───── Data section ─────

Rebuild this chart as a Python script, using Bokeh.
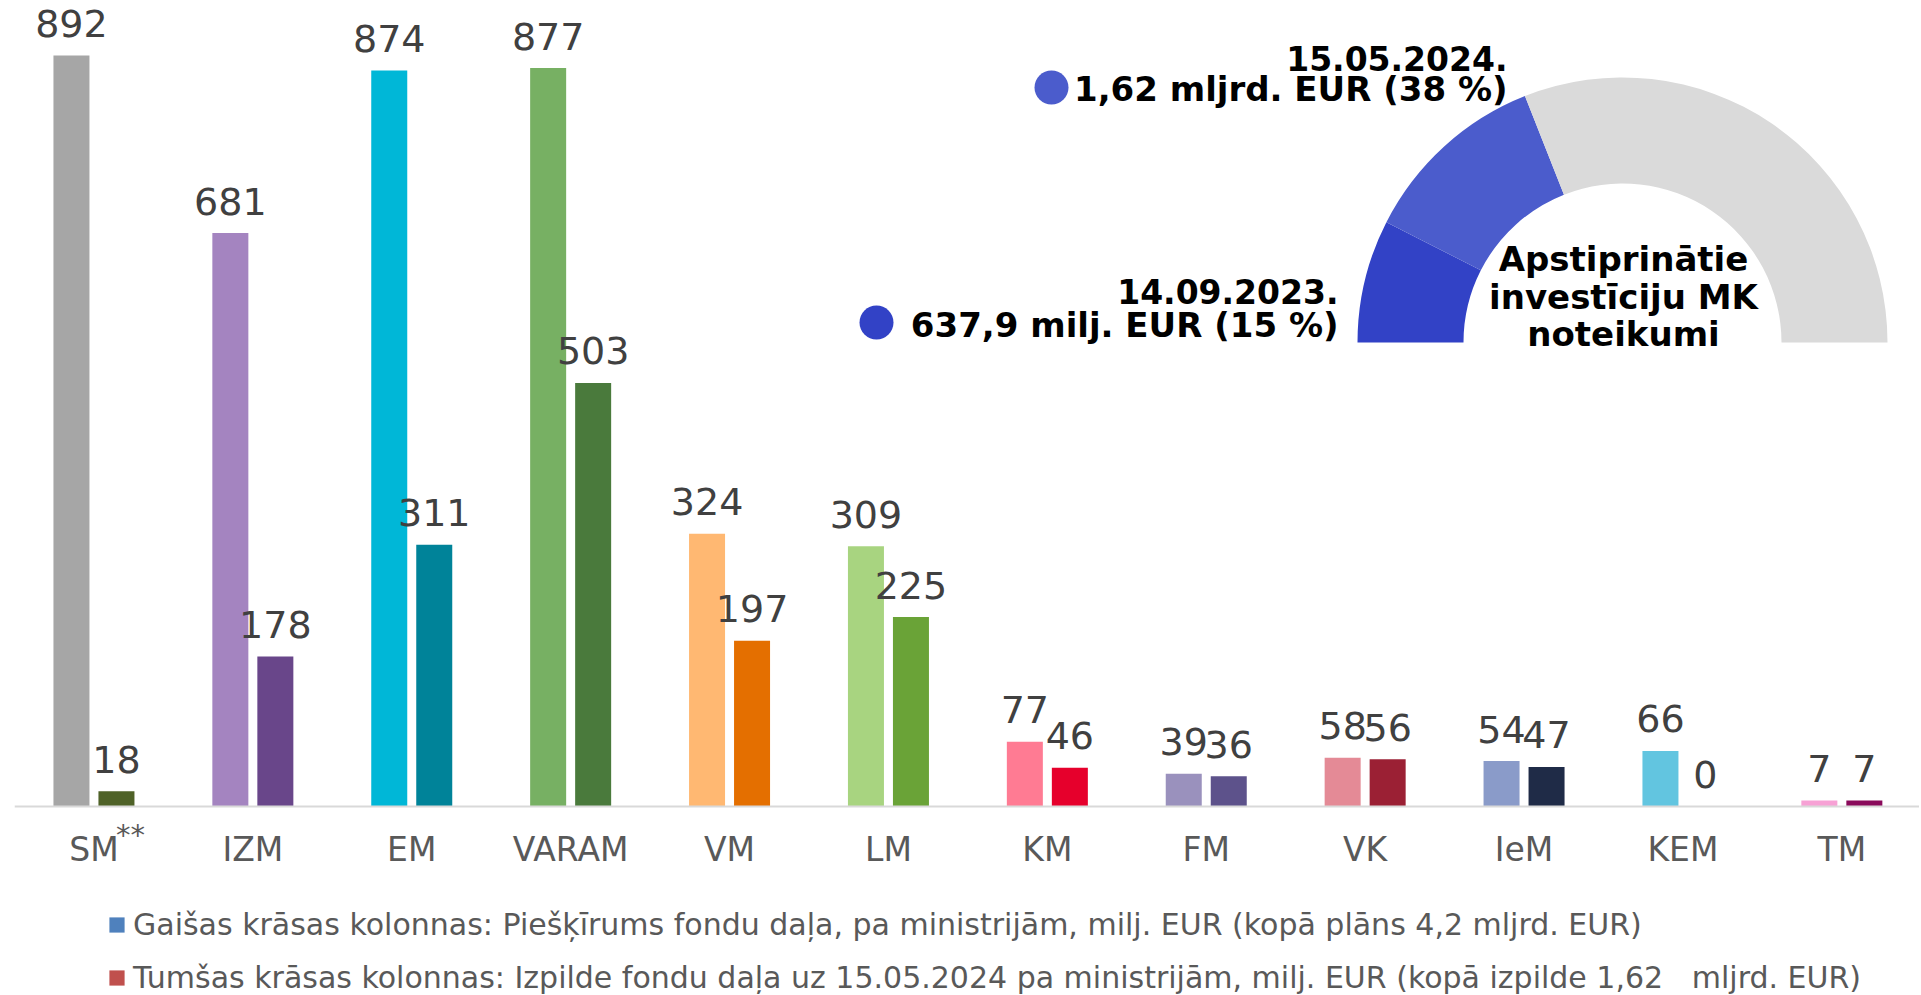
from math import pi
from bokeh.plotting import figure
from bokeh.models import Range1d, FixedTicker, ColumnDataSource, Legend, LegendItem
from bokeh.core.properties import value
from bokeh.transform import dodge
from bokeh.embed import file_html
from bokeh.resources import INLINE

# ---------------- data ----------------
categories = ["SM", "IZM", "EM", "VARAM", "VM", "LM", "KM", "FM", "VK", "IeM", "KEM", "TM"]
allocated = [892, 681, 874, 877, 324, 309, 77, 39, 58, 54, 66, 7]
executed = [18, 178, 311, 503, 197, 225, 46, 36, 56, 47, 0, 7]
light_colors = ["#A6A6A6", "#A484C0", "#00B7D7", "#77B063", "#FFB872", "#A8D480",
                "#FF7B93", "#9A91BD", "#E48A96", "#8A9BC9", "#62C5E0", "#F7A1D5"]
dark_colors = ["#4F6228", "#69468A", "#008399", "#4A7A3C", "#E46F00", "#6AA337",
               "#E6002C", "#5D528B", "#9B2034", "#1F2B47", "#2C8FAD", "#8A0A5B"]
legend_labels = [
    "Gaišas krāsas kolonnas: Piešķīrums fondu daļa, pa ministrijām, milj. EUR (kopā plāns 4,2 mljrd. EUR)",
    "Tumšas krāsas kolonnas: Izpilde fondu daļa uz 15.05.2024 pa ministrijām, milj. EUR (kopā izpilde 1,62\u00a0\u00a0 mljrd. EUR)",
]
legend_colors = ["#4F81BD", "#C0504D"]
footnote_category = "SM"
footnote_text = "**"

gauge_pct = [15, 38]                       # cumulative share approved
gauge_dates = ["14.09.2023.", "15.05.2024."]
gauge_amounts = ["637,9 milj. EUR (15 %)", "1,62 mljrd. EUR (38 %)"]
gauge_colors = ["#3242C6", "#4B5CCC", "#DADADA"]
gauge_title = ["Apstiprinātie", "investīciju MK", "noteikumi"]

# ---------------- layout constants (page pixels) ----------------
FRAME_LEFT = 14
FRAME_TOP = 8
FRAME_W = 1905
FRAME_H = 986
BASELINE = 806           # page y of value 0
CAT_PX = 158.9
PX_PER_UNIT = 0.842
BAR_W = 0.2266
LIGHT_OFF = -0.1416
DARK_OFF = 0.1416
BASE_FIX = 0.35          # renderer's alphabetic baseline sits this many em too low

x_range = Range1d(-0.5, -0.5 + FRAME_W / CAT_PX)
y_range = Range1d(-(FRAME_TOP + FRAME_H - BASELINE) / PX_PER_UNIT,
                  (BASELINE - FRAME_TOP) / PX_PER_UNIT)

p = figure(frame_width=FRAME_W, frame_height=FRAME_H, x_range=x_range, y_range=y_range,
           output_backend="svg", toolbar_location=None, y_axis_location=None,
           min_border_left=FRAME_LEFT, min_border_right=0,
           min_border_top=FRAME_TOP, min_border_bottom=0)
p.outline_line_color = None
p.xgrid.visible = False
p.ygrid.visible = False
p.background_fill_color = "white"

# pixel-space ranges (page coordinates) for the gauge overlay
p.extra_x_ranges = {"px": Range1d(FRAME_LEFT, FRAME_LEFT + FRAME_W)}
p.extra_y_ranges = {"py": Range1d(FRAME_TOP + FRAME_H, FRAME_TOP)}

src = ColumnDataSource(dict(
    x=list(range(len(categories))),
    allocated=allocated, executed=executed,
    alloc_txt=[str(v) for v in allocated], exec_txt=[str(v) for v in executed],
    light=light_colors, dark=dark_colors,
))

p.vbar(x=dodge("x", LIGHT_OFF), top="allocated", width=BAR_W, fill_color="light",
       line_color=None, source=src)
p.vbar(x=dodge("x", DARK_OFF), top="executed", width=BAR_W, fill_color="dark",
       line_color=None, source=src)

VAL_FS = 38
lbl_kw = dict(text_align="center", text_baseline="alphabetic",
              y_offset=-19 - round(BASE_FIX * VAL_FS),
              text_font=value("DejaVu Sans"), text_font_size=f"{VAL_FS}px", text_color="#404040")
p.text(x=dodge("x", LIGHT_OFF), y="allocated", text="alloc_txt", source=src, **lbl_kw)
p.text(x=dodge("x", DARK_OFF), y="executed", text="exec_txt", source=src, **lbl_kw)

# x axis at value 0
ax = p.xaxis[0]
ax.fixed_location = 0
ax.ticker = FixedTicker(ticks=list(range(len(categories))))
ax.major_label_overrides = {i: c for i, c in enumerate(categories)}
ax.axis_line_color = "#D9D9D9"
ax.axis_line_width = 2
ax.major_tick_line_color = None
ax.minor_tick_line_color = None
ax.major_tick_out = 0
ax.major_tick_in = 0
ax.major_label_standoff = 23
ax.major_label_text_font = "DejaVu Sans"
ax.major_label_text_font_size = "33px"
ax.major_label_text_color = "#595959"

# footnote marker next to SM
p.text(x=[categories.index(footnote_category)], y=[0], text=[footnote_text],
       x_offset=22, y_offset=28, text_align="left", text_baseline="alphabetic",
       text_font=value("DejaVu Sans"), text_font_size="29px", text_color="#595959")

# legend (zero-height swatch renderers carrying the legend colours)
swatch_src = [ColumnDataSource(dict(x=[0], top=[0], color=[c])) for c in legend_colors]
swatches = [p.vbar(x="x", top="top", bottom=0, width=0.001, fill_color="color",
                   line_color=None, source=s) for s in swatch_src]
legend = Legend(items=[LegendItem(label=l, renderers=[r]) for l, r in zip(legend_labels, swatches)],
                location=(93, -1), orientation="vertical", padding=0, margin=0,
                spacing=18, glyph_width=19, glyph_height=19, label_standoff=7,
                label_height=35, label_text_font="DejaVu Sans", label_text_font_size="30px",
                label_text_color="#595959", border_line_color=None, background_fill_alpha=0)
p.add_layout(legend)

# ---------------- gauge (page-pixel coordinates) ----------------
GX, GY = 1622, 342
R_IN, R_OUT = 159, 265
bounds = [0] + gauge_pct + [100]
gsrc = ColumnDataSource(dict(
    start=[pi * (1 - b / 100) for b in bounds[1:]],
    end=[pi * (1 - b / 100) for b in bounds[:-1]],
    color=gauge_colors,
))
p.annular_wedge(x=GX, y=GY, inner_radius=R_IN, outer_radius=R_OUT,
                inner_radius_units="screen", outer_radius_units="screen",
                start_angle="start", end_angle="end", fill_color="color",
                line_color=None, source=gsrc, x_range_name="px", y_range_name="py")

bold = dict(text_font=value("DejaVu Sans"), text_font_style="bold", text_color="#000000",
            x_range_name="px", y_range_name="py", text_baseline="alphabetic")
# label blocks: (right edge x, date baseline y, amount baseline y, dot x, dot y)
LBL_POS = [(1338, 303, 336, 876, 322), (1507, 70, 100, 1051, 87)]
DATE_FS, AMT_FS, TITLE_FS = 33, 34, 34
p.text(x=[q[0] for q in LBL_POS], y=[q[1] for q in LBL_POS], text=gauge_dates,
       text_align="right", text_font_size=f"{DATE_FS}px",
       y_offset=-round(BASE_FIX * DATE_FS), **bold)
p.text(x=[q[0] for q in LBL_POS], y=[q[2] for q in LBL_POS], text=gauge_amounts,
       text_align="right", text_font_size=f"{AMT_FS}px",
       y_offset=-round(BASE_FIX * AMT_FS), **bold)
p.scatter(x=[q[3] for q in LBL_POS], y=[q[4] for q in LBL_POS], size=34,
          color=gauge_colors[:2], line_color=None, x_range_name="px", y_range_name="py")
p.text(x=[GX + 1] * 3, y=[270, 308, 345], text=gauge_title, text_align="center",
       text_font_size=f"{TITLE_FS}px", y_offset=-round(BASE_FIX * TITLE_FS), **bold)

open("out.html", "w").write(file_html(p, INLINE))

─────

Return the material word for word. Pictures are not part of the copy.

Rebuild this chart as a Python script, using Bokeh.
from math import pi
from bokeh.plotting import figure
from bokeh.models import Range1d, FixedTicker, ColumnDataSource, Legend, LegendItem
from bokeh.core.properties import value
from bokeh.transform import dodge
from bokeh.embed import file_html
from bokeh.resources import INLINE

# ---------------- data ----------------
categories = ["SM", "IZM", "EM", "VARAM", "VM", "LM", "KM", "FM", "VK", "IeM", "KEM", "TM"]
allocated = [892, 681, 874, 877, 324, 309, 77, 39, 58, 54, 66, 7]
executed = [18, 178, 311, 503, 197, 225, 46, 36, 56, 47, 0, 7]
light_colors = ["#A6A6A6", "#A484C0", "#00B7D7", "#77B063", "#FFB872", "#A8D480",
                "#FF7B93", "#9A91BD", "#E48A96", "#8A9BC9", "#62C5E0", "#F7A1D5"]
dark_colors = ["#4F6228", "#69468A", "#008399", "#4A7A3C", "#E46F00", "#6AA337",
               "#E6002C", "#5D528B", "#9B2034", "#1F2B47", "#2C8FAD", "#8A0A5B"]
legend_labels = [
    "Gaišas krāsas kolonnas: Piešķīrums fondu daļa, pa ministrijām, milj. EUR (kopā plāns 4,2 mljrd. EUR)",
    "Tumšas krāsas kolonnas: Izpilde fondu daļa uz 15.05.2024 pa ministrijām, milj. EUR (kopā izpilde 1,62\u00a0\u00a0 mljrd. EUR)",
]
legend_colors = ["#4F81BD", "#C0504D"]
footnote_category = "SM"
footnote_text = "**"

gauge_pct = [15, 38]                       # cumulative share approved
gauge_dates = ["14.09.2023.", "15.05.2024."]
gauge_amounts = ["637,9 milj. EUR (15 %)", "1,62 mljrd. EUR (38 %)"]
gauge_colors = ["#3242C6", "#4B5CCC", "#DADADA"]
gauge_title = ["Apstiprinātie", "investīciju MK", "noteikumi"]

# ---------------- layout constants (page pixels) ----------------
FRAME_LEFT = 14
FRAME_TOP = 8
FRAME_W = 1905
FRAME_H = 986
BASELINE = 806           # page y of value 0
CAT_PX = 158.9
PX_PER_UNIT = 0.842
BAR_W = 0.2266
LIGHT_OFF = -0.1416
DARK_OFF = 0.1416
BASE_FIX = 0.35          # renderer's alphabetic baseline sits this many em too low

x_range = Range1d(-0.5, -0.5 + FRAME_W / CAT_PX)
y_range = Range1d(-(FRAME_TOP + FRAME_H - BASELINE) / PX_PER_UNIT,
                  (BASELINE - FRAME_TOP) / PX_PER_UNIT)

p = figure(frame_width=FRAME_W, frame_height=FRAME_H, x_range=x_range, y_range=y_range,
           output_backend="svg", toolbar_location=None, y_axis_location=None,
           min_border_left=FRAME_LEFT, min_border_right=0,
           min_border_top=FRAME_TOP, min_border_bottom=0)
p.outline_line_color = None
p.xgrid.visible = False
p.ygrid.visible = False
p.background_fill_color = "white"

# pixel-space ranges (page coordinates) for the gauge overlay
p.extra_x_ranges = {"px": Range1d(FRAME_LEFT, FRAME_LEFT + FRAME_W)}
p.extra_y_ranges = {"py": Range1d(FRAME_TOP + FRAME_H, FRAME_TOP)}

src = ColumnDataSource(dict(
    x=list(range(len(categories))),
    allocated=allocated, executed=executed,
    alloc_txt=[str(v) for v in allocated], exec_txt=[str(v) for v in executed],
    light=light_colors, dark=dark_colors,
))

p.vbar(x=dodge("x", LIGHT_OFF), top="allocated", width=BAR_W, fill_color="light",
       line_color=None, source=src)
p.vbar(x=dodge("x", DARK_OFF), top="executed", width=BAR_W, fill_color="dark",
       line_color=None, source=src)

VAL_FS = 38
lbl_kw = dict(text_align="center", text_baseline="alphabetic",
              y_offset=-19 - round(BASE_FIX * VAL_FS),
              text_font=value("DejaVu Sans"), text_font_size=f"{VAL_FS}px", text_color="#404040")
p.text(x=dodge("x", LIGHT_OFF), y="allocated", text="alloc_txt", source=src, **lbl_kw)
p.text(x=dodge("x", DARK_OFF), y="executed", text="exec_txt", source=src, **lbl_kw)

# x axis at value 0
ax = p.xaxis[0]
ax.fixed_location = 0
ax.ticker = FixedTicker(ticks=list(range(len(categories))))
ax.major_label_overrides = {i: c for i, c in enumerate(categories)}
ax.axis_line_color = "#D9D9D9"
ax.axis_line_width = 2
ax.major_tick_line_color = None
ax.minor_tick_line_color = None
ax.major_tick_out = 0
ax.major_tick_in = 0
ax.major_label_standoff = 23
ax.major_label_text_font = "DejaVu Sans"
ax.major_label_text_font_size = "33px"
ax.major_label_text_color = "#595959"

# footnote marker next to SM
p.text(x=[categories.index(footnote_category)], y=[0], text=[footnote_text],
       x_offset=22, y_offset=28, text_align="left", text_baseline="alphabetic",
       text_font=value("DejaVu Sans"), text_font_size="29px", text_color="#595959")

# legend (zero-height swatch renderers carrying the legend colours)
swatch_src = [ColumnDataSource(dict(x=[0], top=[0], color=[c])) for c in legend_colors]
swatches = [p.vbar(x="x", top="top", bottom=0, width=0.001, fill_color="color",
                   line_color=None, source=s) for s in swatch_src]
legend = Legend(items=[LegendItem(label=l, renderers=[r]) for l, r in zip(legend_labels, swatches)],
                location=(93, -1), orientation="vertical", padding=0, margin=0,
                spacing=18, glyph_width=19, glyph_height=19, label_standoff=7,
                label_height=35, label_text_font="DejaVu Sans", label_text_font_size="30px",
                label_text_color="#595959", border_line_color=None, background_fill_alpha=0)
p.add_layout(legend)

# ---------------- gauge (page-pixel coordinates) ----------------
GX, GY = 1622, 342
R_IN, R_OUT = 159, 265
bounds = [0] + gauge_pct + [100]
gsrc = ColumnDataSource(dict(
    start=[pi * (1 - b / 100) for b in bounds[1:]],
    end=[pi * (1 - b / 100) for b in bounds[:-1]],
    color=gauge_colors,
))
p.annular_wedge(x=GX, y=GY, inner_radius=R_IN, outer_radius=R_OUT,
                inner_radius_units="screen", outer_radius_units="screen",
                start_angle="start", end_angle="end", fill_color="color",
                line_color=None, source=gsrc, x_range_name="px", y_range_name="py")

bold = dict(text_font=value("DejaVu Sans"), text_font_style="bold", text_color="#000000",
            x_range_name="px", y_range_name="py", text_baseline="alphabetic")
# label blocks: (right edge x, date baseline y, amount baseline y, dot x, dot y)
LBL_POS = [(1338, 303, 336, 876, 322), (1507, 70, 100, 1051, 87)]
DATE_FS, AMT_FS, TITLE_FS = 33, 34, 34
p.text(x=[q[0] for q in LBL_POS], y=[q[1] for q in LBL_POS], text=gauge_dates,
       text_align="right", text_font_size=f"{DATE_FS}px",
       y_offset=-round(BASE_FIX * DATE_FS), **bold)
p.text(x=[q[0] for q in LBL_POS], y=[q[2] for q in LBL_POS], text=gauge_amounts,
       text_align="right", text_font_size=f"{AMT_FS}px",
       y_offset=-round(BASE_FIX * AMT_FS), **bold)
p.scatter(x=[q[3] for q in LBL_POS], y=[q[4] for q in LBL_POS], size=34,
          color=gauge_colors[:2], line_color=None, x_range_name="px", y_range_name="py")
p.text(x=[GX + 1] * 3, y=[270, 308, 345], text=gauge_title, text_align="center",
       text_font_size=f"{TITLE_FS}px", y_offset=-round(BASE_FIX * TITLE_FS), **bold)

open("out.html", "w").write(file_html(p, INLINE))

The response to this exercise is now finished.